Problems arising from the intermingling of civilians with the enemy also stood in the way of precision-strike missions by U.S. special operations forces. The most valuable targets, moreover, were located in territory held by the enemy, which would afford it greater opportunities to detect and resist raiding forces. In spite of those obstacles, Obama authorized a raid to nab the al-Shabab commander Abdulkadir Mohamed Abdulkadir, whom U.S. intelligence had located in Baraawe, a Somali city of 200,000 residents. At two in the morning on October 5, 2013, a speedboat deposited 20 U.S. Navy SEALs at one of Baraawe’s beaches. When they reached the house where Abdulkadir was believed to be located, a sentry saw them and opened fire with his AK-47. The eruption of gunfire awoke other militants in nearby compounds, who ran toward the sound of the guns, their own assault rifles in hand. The enemy fighters kept the SEALs sufficiently busy to allow Abdulkadir to slip away. With the hostile forces multiplying, the SEAL commander soon ordered his men to withdraw.

Two months later, the White House finally decided to send a small number of troops to Somalia. But the Obama administration’s desire to avoid entanglement limited the deployment to just three U.S. advisers. Such a pittance could help with the occasional raid, but could do nothing to build a viable government and security forces.

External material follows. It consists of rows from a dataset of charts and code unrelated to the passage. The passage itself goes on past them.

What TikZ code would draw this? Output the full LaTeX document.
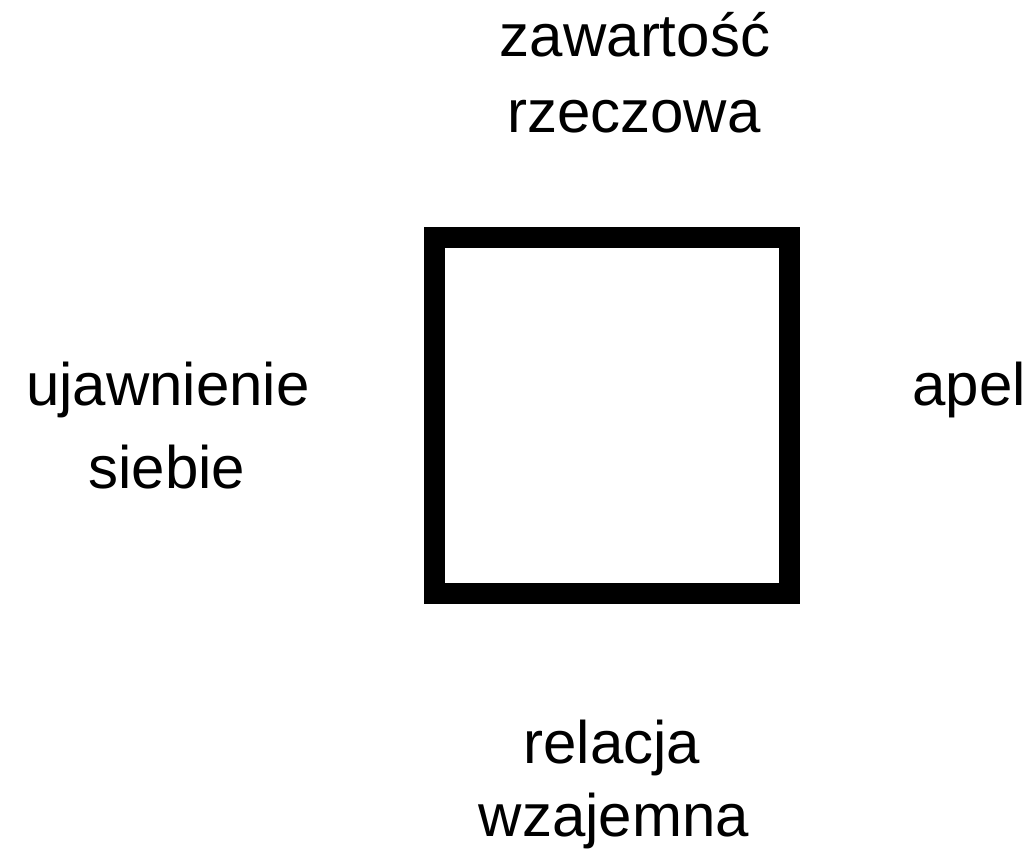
\documentclass[tikz,border=0pt]{standalone}
\usepackage{fontspec}
\setmainfont{Liberation Sans}
\begin{document}
\begin{tikzpicture}[x=1pt,y=-1pt,
  lbl/.style={anchor=base,inner sep=0pt,font=\fontsize{60}{60}\selectfont},
  frame/.style={draw=black,line width=21pt,fill=white}]
\useasboundingbox (0,0) rectangle (1033,854);
\draw[frame] (434.5,237.5) rectangle (789.5,593.5);
\node[lbl] (top1) at (635,56) {zawartość};
\node[lbl] (top2) at (634,132) {rzeczowa};
\node[lbl] (left1) at (168,405) {ujawnienie};
\node[lbl] (left2) at (167,488) {siebie};
\node[lbl] (right1) at (969,405) {apel};
\node[lbl] (bot1) at (612,763) {relacja};
\node[lbl] (bot2) at (614,836) {wzajemna};
\end{tikzpicture}
\end{document}
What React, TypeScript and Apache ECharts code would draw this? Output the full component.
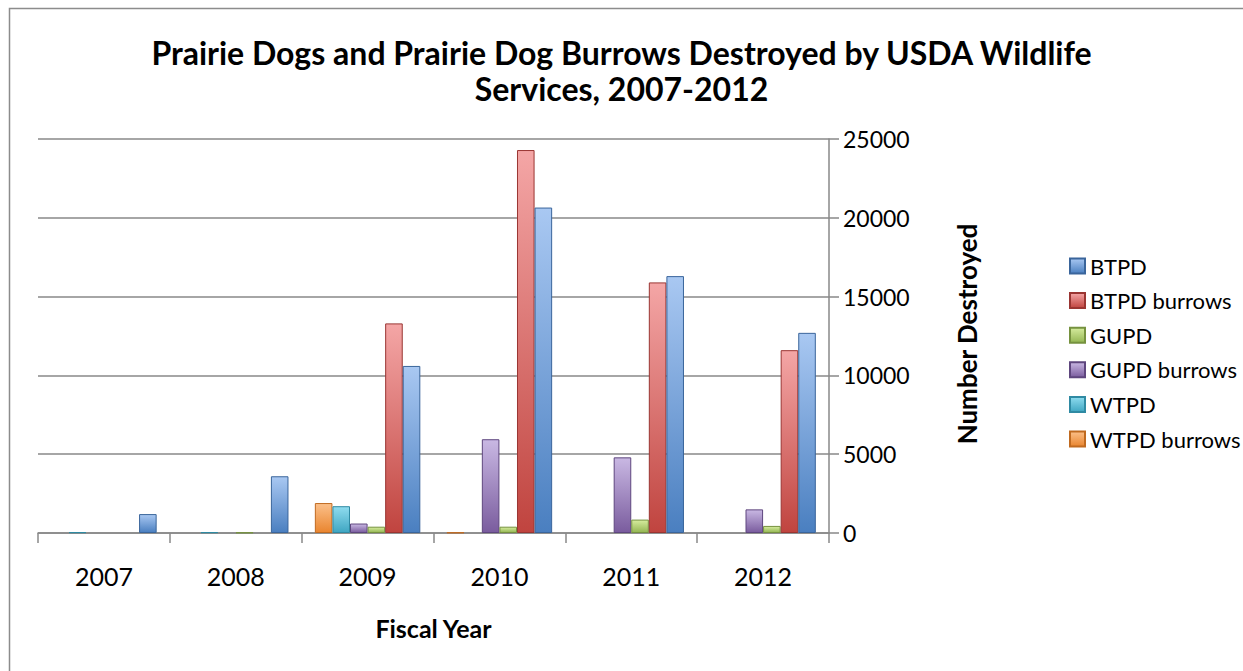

Establishing the writ of the central Somalian government across the entire country is the best solution, but today it remains far easier said than done. While the Trump administration’s recent deployment of U.S. troops to Somalia suggests that it is more committed to that endeavor than its predecessor, the most important actors are the Somalis, and it is not clear that the current generation of Somalis will ever be up to the task. In the meantime, the United States will have to rely on risky raids if it wishes to eliminate extremist leaders in areas dominated by Al-Shabab.

That is not to say that such raids are unwarranted. Somalia has harbored extremists who pose direct threats to the United States and its allies, not to mention the fledgling Somalian government. But the anticipated reward of an operation must be very high when the risk of American casualties is so severe, and when the long-term consequences are ephemeral.